WHAT THIS TASK INVOLVES: Reproduce exactly the lines starting at the line that contains "Emit a Python" and ending at the line that contains "import seaborn as sns". Omit pictures.

### MATERIAL FOR THIS EXERCISE ###

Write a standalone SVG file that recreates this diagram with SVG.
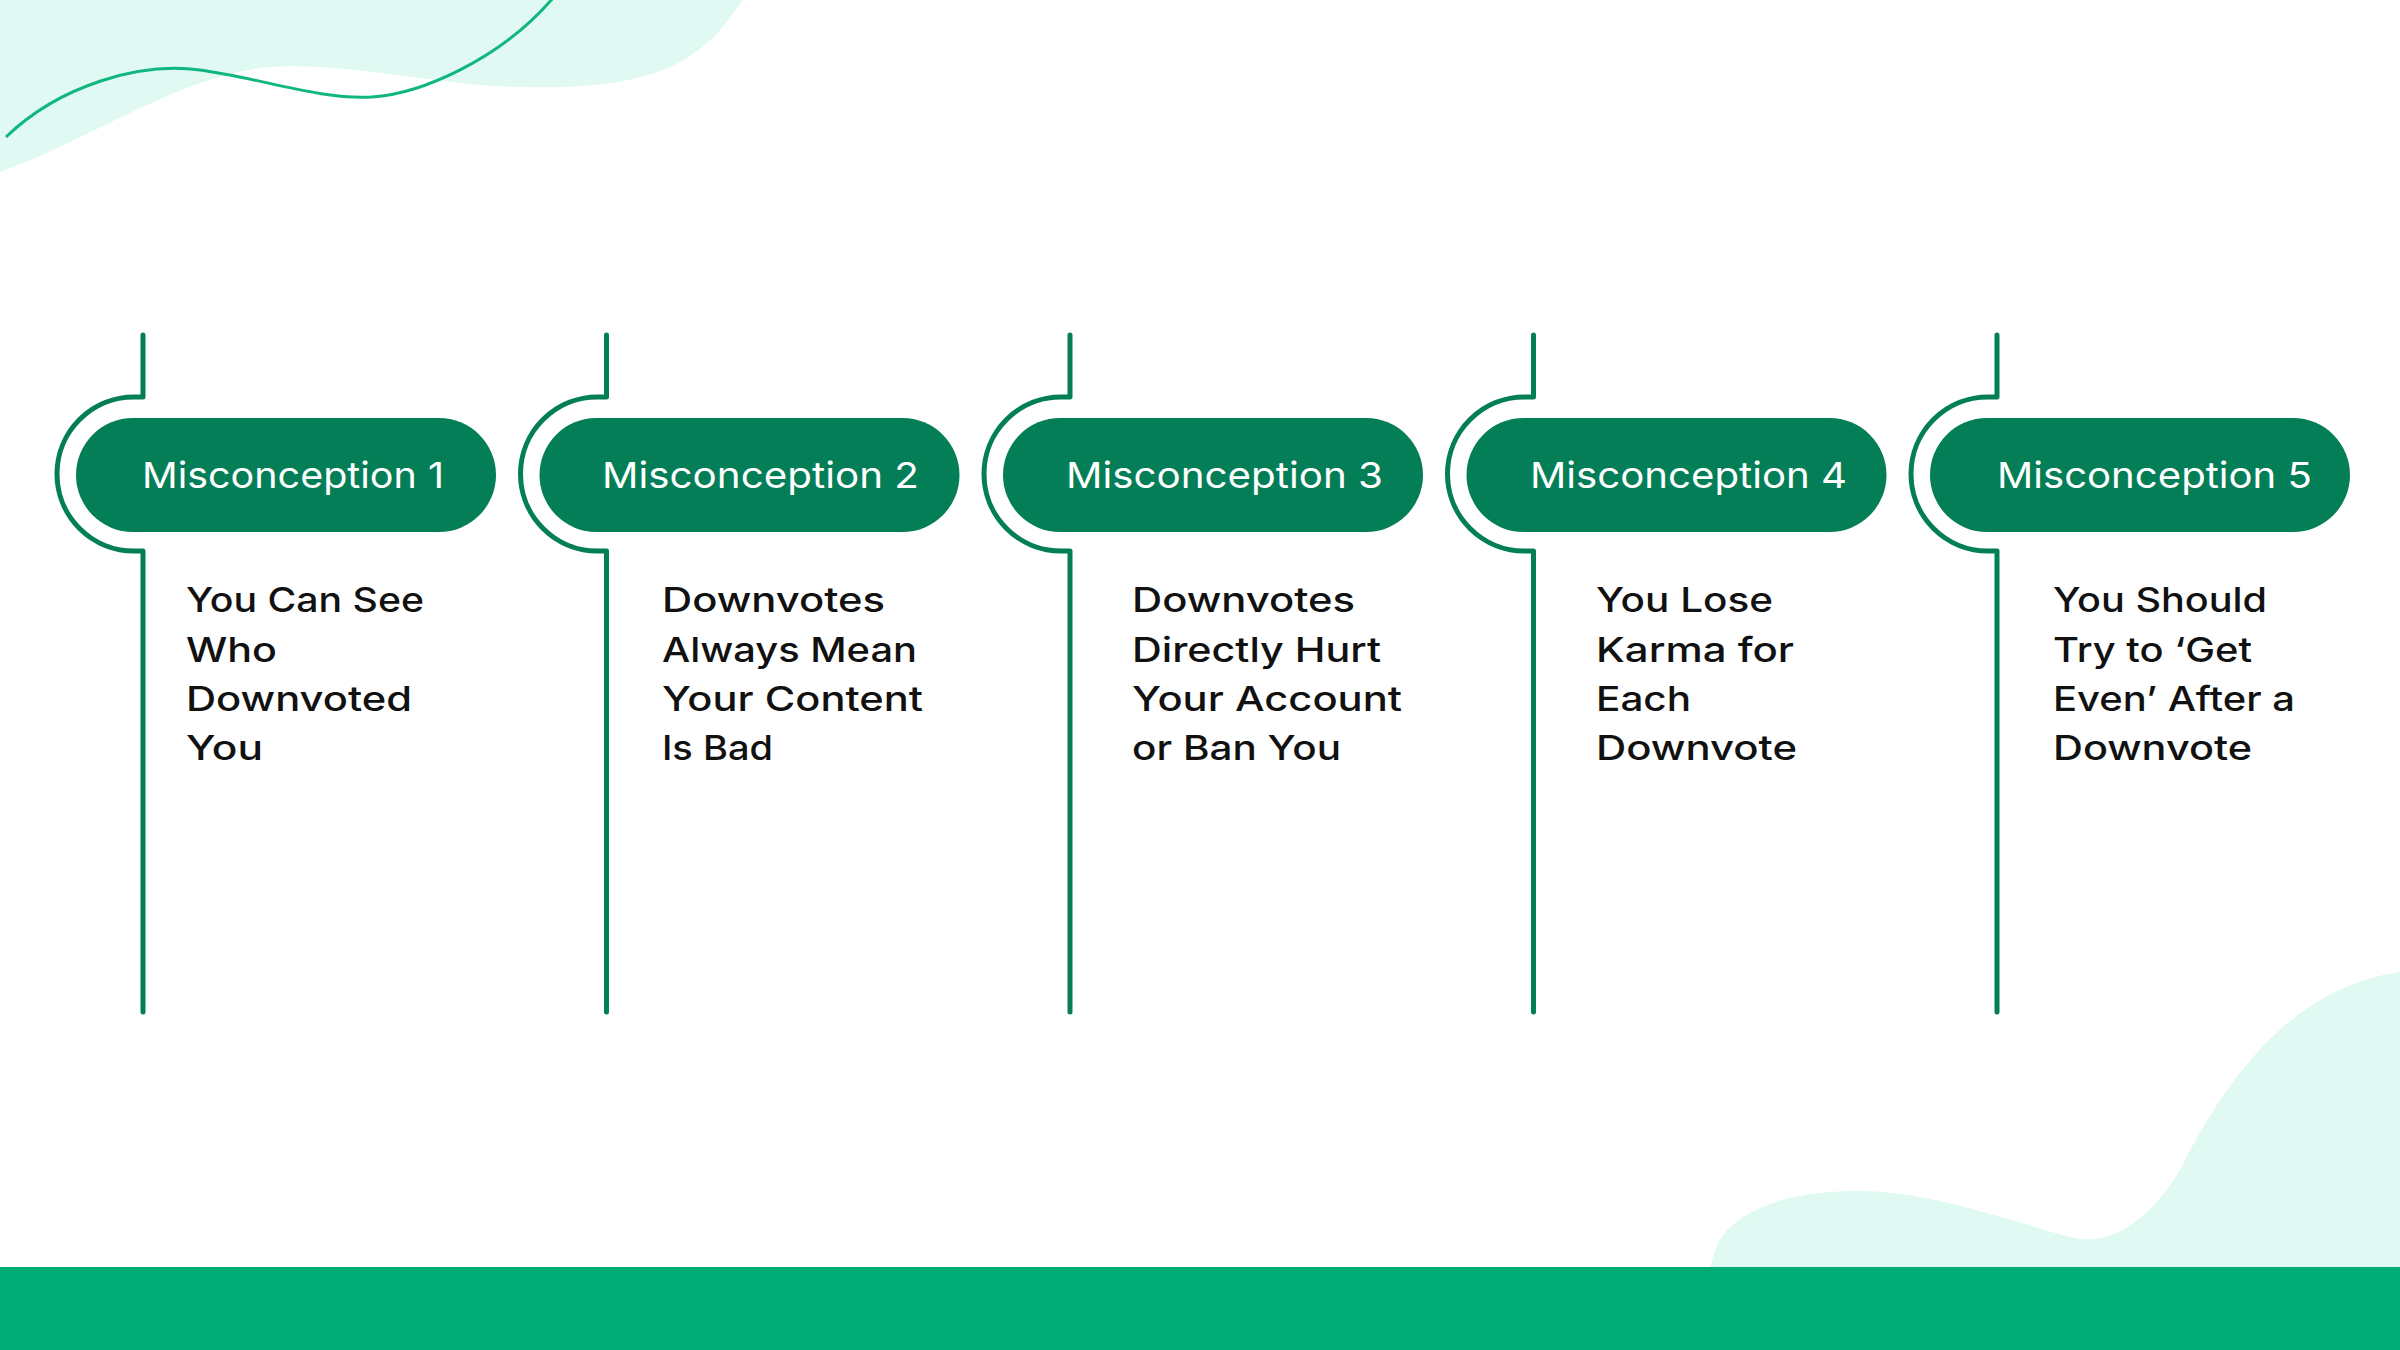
<svg xmlns="http://www.w3.org/2000/svg" width="2400" height="1350" viewBox="0 0 2400 1350">
<style>
.deco{fill:#e0f9f2}
.track{fill:none;stroke:#037e57;stroke-width:5;stroke-linecap:round;stroke-linejoin:round}
.pill{fill:#037e57}
.title{font-family:Inter,"DejaVu Sans","Liberation Sans",sans-serif;font-size:36px;font-weight:400;fill:#ffffff}
.body{font-family:Inter,"DejaVu Sans","Liberation Sans",sans-serif;font-size:34px;font-weight:500;fill:#111111}
</style>
<rect width="2400" height="1350" fill="#ffffff"/>
<path class="deco" d="M0,0 H742 C700,70 640,90 520,87 C430,85 350,62 270,67 C180,75 90,140 0,172 Z"/>
<path d="M6,137 C60,85 140,62 200,70 C260,78 320,100 372,97 C420,94 500,60 553,-2" fill="none" stroke="#10b680" stroke-width="3"/>
<path class="deco" d="M1710,1268 L1717,1245 C1735,1210 1790,1190 1860,1191 C1930,1192 1990,1215 2070,1237 C2110,1248 2150,1220 2180,1170 C2240,1050 2310,985 2400,972 V1268 Z"/>
<rect x="0" y="1267" width="2400" height="83" fill="#00ab74"/>
<g id="connectors">
<path class="track" d="M143,335 V397 H134 A77,77 0 0 0 134,551 H143 V1012"/>
<path class="track" d="M606.5,335 V397 H597.5 A77,77 0 0 0 597.5,551 H606.5 V1012"/>
<path class="track" d="M1070,335 V397 H1061 A77,77 0 0 0 1061,551 H1070 V1012"/>
<path class="track" d="M1533.5,335 V397 H1524.5 A77,77 0 0 0 1524.5,551 H1533.5 V1012"/>
<path class="track" d="M1997,335 V397 H1988 A77,77 0 0 0 1988,551 H1997 V1012"/>
</g>
<g id="node1">
<rect class="pill" x="76" y="418" width="420" height="114" rx="57"/>
<text class="title" x="142" y="488" textLength="302" lengthAdjust="spacingAndGlyphs">Misconception 1</text>
<text class="body" x="186" y="612" textLength="238" lengthAdjust="spacingAndGlyphs">You Can See</text>
<text class="body" x="186" y="662" textLength="91" lengthAdjust="spacingAndGlyphs">Who</text>
<text class="body" x="186" y="711" textLength="226" lengthAdjust="spacingAndGlyphs">Downvoted</text>
<text class="body" x="186" y="760" textLength="77" lengthAdjust="spacingAndGlyphs">You</text>
</g>
<g id="node2">
<rect class="pill" x="539.5" y="418" width="420" height="114" rx="57"/>
<text class="title" x="602" y="488" textLength="317" lengthAdjust="spacingAndGlyphs">Misconception 2</text>
<text class="body" x="662" y="612" textLength="223" lengthAdjust="spacingAndGlyphs">Downvotes</text>
<text class="body" x="662" y="662" textLength="255" lengthAdjust="spacingAndGlyphs">Always Mean</text>
<text class="body" x="662" y="711" textLength="261" lengthAdjust="spacingAndGlyphs">Your Content</text>
<text class="body" x="662" y="760" textLength="111" lengthAdjust="spacingAndGlyphs">Is Bad</text>
</g>
<g id="node3">
<rect class="pill" x="1003" y="418" width="420" height="114" rx="57"/>
<text class="title" x="1066" y="488" textLength="317" lengthAdjust="spacingAndGlyphs">Misconception 3</text>
<text class="body" x="1132" y="612" textLength="223" lengthAdjust="spacingAndGlyphs">Downvotes</text>
<text class="body" x="1132" y="662" textLength="249" lengthAdjust="spacingAndGlyphs">Directly Hurt</text>
<text class="body" x="1132" y="711" textLength="270" lengthAdjust="spacingAndGlyphs">Your Account</text>
<text class="body" x="1132" y="760" textLength="209" lengthAdjust="spacingAndGlyphs">or Ban You</text>
</g>
<g id="node4">
<rect class="pill" x="1466.5" y="418" width="420" height="114" rx="57"/>
<text class="title" x="1530" y="488" textLength="317" lengthAdjust="spacingAndGlyphs">Misconception 4</text>
<text class="body" x="1596" y="612" textLength="177" lengthAdjust="spacingAndGlyphs">You Lose</text>
<text class="body" x="1596" y="662" textLength="198" lengthAdjust="spacingAndGlyphs">Karma for</text>
<text class="body" x="1596" y="711" textLength="95" lengthAdjust="spacingAndGlyphs">Each</text>
<text class="body" x="1596" y="760" textLength="201" lengthAdjust="spacingAndGlyphs">Downvote</text>
</g>
<g id="node5">
<rect class="pill" x="1930" y="418" width="420" height="114" rx="57"/>
<text class="title" x="1997" y="488" textLength="315" lengthAdjust="spacingAndGlyphs">Misconception 5</text>
<text class="body" x="2053" y="612" textLength="214" lengthAdjust="spacingAndGlyphs">You Should</text>
<text class="body" x="2053" y="662" textLength="199" lengthAdjust="spacingAndGlyphs">Try to ‘Get</text>
<text class="body" x="2053" y="711" textLength="242" lengthAdjust="spacingAndGlyphs">Even’ After a</text>
<text class="body" x="2053" y="760" textLength="199" lengthAdjust="spacingAndGlyphs">Downvote</text>
</g>
</svg>
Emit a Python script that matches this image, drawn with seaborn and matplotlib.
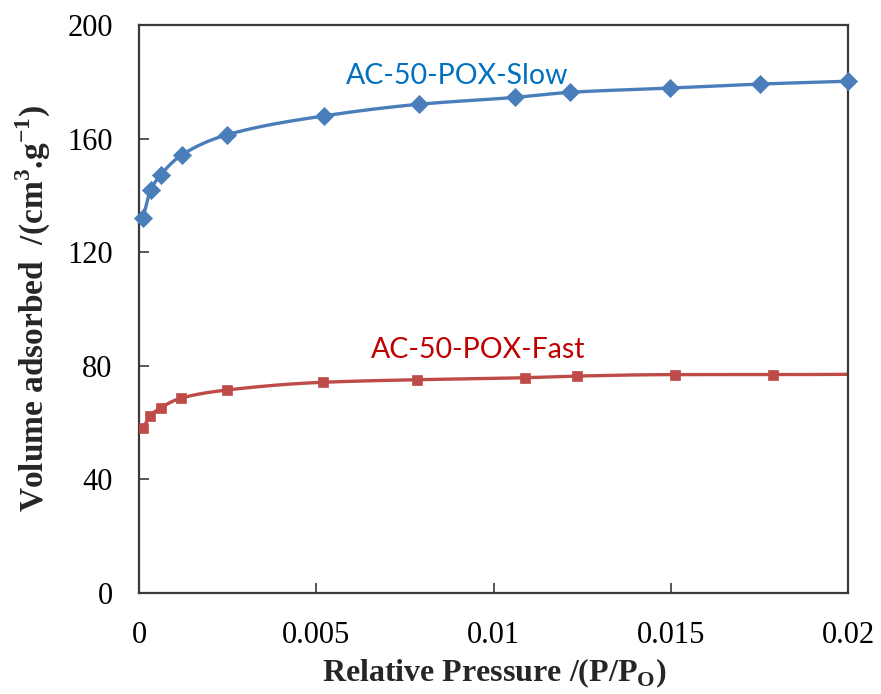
import numpy as np
import pandas as pd
import matplotlib
matplotlib.use("Agg")
import matplotlib.pyplot as plt
import seaborn as sns

# Nitrogen adsorption at low relative pressure
slow_p = [0.00011, 0.00033, 0.00061, 0.00120, 0.00247, 0.00522, 0.00790,
          0.01059, 0.01216, 0.01498, 0.01750, 0.02000]
slow_v = [132.0, 141.9, 147.2, 154.2, 161.3, 168.0, 172.1,
          174.5, 176.3, 177.8, 179.2, 180.2]

fast_p = [0.00012, 0.00031, 0.00061, 0.00118, 0.00249, 0.00518, 0.00783,
          0.01087, 0.01236, 0.01510, 0.01788, 0.02000]
fast_v = [58.2, 62.3, 65.2, 68.6, 71.5, 74.2, 75.1,
          75.8, 76.4, 76.9, 76.9, 77.0]

x_ticks = [0, 0.005, 0.01, 0.015, 0.02]
x_tick_labels = ["0", "0.005", "0.01", "0.015", "0.02"]
y_ticks = [0, 40, 80, 120, 160, 200]

SLOW_LINE = "#4A7EBB"
FAST_LINE = "#BE4B48"
SLOW_TEXT = "#0070C0"
FAST_TEXT = "#C00000"


def pchip(x, y, xs):
    """Monotone cubic Hermite curve through the points (x, y)."""
    x = np.asarray(x, float)
    y = np.asarray(y, float)
    h = np.diff(x)
    d = np.diff(y) / h
    n = len(x)
    m = np.zeros(n)
    for k in range(1, n - 1):
        if d[k - 1] * d[k] > 0:
            w1 = 2 * h[k] + h[k - 1]
            w2 = h[k] + 2 * h[k - 1]
            m[k] = (w1 + w2) / (w1 / d[k - 1] + w2 / d[k])
    m[0] = d[0]
    m[-1] = d[-1]
    idx = np.clip(np.searchsorted(x, xs) - 1, 0, n - 2)
    t = (xs - x[idx]) / h[idx]
    h00 = 2 * t**3 - 3 * t**2 + 1
    h10 = t**3 - 2 * t**2 + t
    h01 = -2 * t**3 + 3 * t**2
    h11 = t**3 - t**2
    return (h00 * y[idx] + h10 * h[idx] * m[idx]
            + h01 * y[idx + 1] + h11 * h[idx] * m[idx + 1])


sns.set_theme(style="white")
plt.rcParams["font.family"] = ["Liberation Serif", "DejaVu Serif"]

fig = plt.figure(figsize=(8.81, 6.94), dpi=100)
ax = fig.add_axes([0.1578, 0.1455, 0.8053, 0.8185])

curves = []
for name, px, vy in [("slow", slow_p, slow_v), ("fast", fast_p, fast_v)]:
    xs = np.linspace(px[0], px[-1], 400)
    curves.append(pd.DataFrame({"p": xs, "v": pchip(px, vy, xs), "series": name}))
curve_df = pd.concat(curves, ignore_index=True)

sns.lineplot(data=curve_df, x="p", y="v", hue="series",
             palette={"slow": SLOW_LINE, "fast": FAST_LINE},
             linewidth=2.4, legend=False, ax=ax, clip_on=True)

slow_df = pd.DataFrame({"p": slow_p, "v": slow_v})
fast_df = pd.DataFrame({"p": fast_p[:-1], "v": fast_v[:-1]})
sns.scatterplot(data=slow_df, x="p", y="v", marker="D", s=85,
                color=SLOW_LINE, edgecolor=SLOW_LINE, linewidth=0.5,
                ax=ax, clip_on=False, zorder=4)
sns.scatterplot(data=fast_df, x="p", y="v", marker="s", s=60,
                color=FAST_LINE, edgecolor=FAST_LINE, linewidth=0.5,
                ax=ax, zorder=4)

ax.set_xlim(0, 0.02)
ax.set_ylim(0, 200)
ax.set_xticks(x_ticks)
ax.set_xticklabels(x_tick_labels)
ax.set_yticks(y_ticks)

for side in ["left", "bottom", "right", "top"]:
    ax.spines[side].set_visible(True)
    ax.spines[side].set_color("#3a3a3a")
    ax.spines[side].set_linewidth(1.6)

ax.tick_params(axis="both", which="major", direction="in", length=7,
               width=1.2, color="#3a3a3a", labelsize=22, labelcolor="black",
               bottom=True, left=True, top=False, right=False)
ax.tick_params(axis="x", pad=20)
ax.tick_params(axis="y", pad=19)

ax.set_xlabel("Relative Pressure /(P/P$_\\mathregular{O}$)", fontsize=23,
              fontweight="bold", labelpad=5)
ax.set_ylabel("Volume adsorbed  /(cm$^\\mathregular{3}$.g$^\\mathregular{-1}$)",
              fontsize=24, fontweight="bold", labelpad=10)

ax.text(0.00898, 179.2, "AC-50-POX-Slow", color=SLOW_TEXT, fontsize=20.5,
        family=["Lato", "DejaVu Sans"], ha="center", va="baseline")
ax.text(0.00955, 82.7, "AC-50-POX-Fast", color=FAST_TEXT, fontsize=20.5,
        family=["Lato", "DejaVu Sans"], ha="center", va="baseline")

fig.savefig("out.png", dpi=100, facecolor="white")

###

WRITTEN RESPONSE:
Emit a Python script that matches this image, drawn with seaborn and matplotlib.
import numpy as np
import pandas as pd
import matplotlib
matplotlib.use("Agg")
import matplotlib.pyplot as plt
import seaborn as sns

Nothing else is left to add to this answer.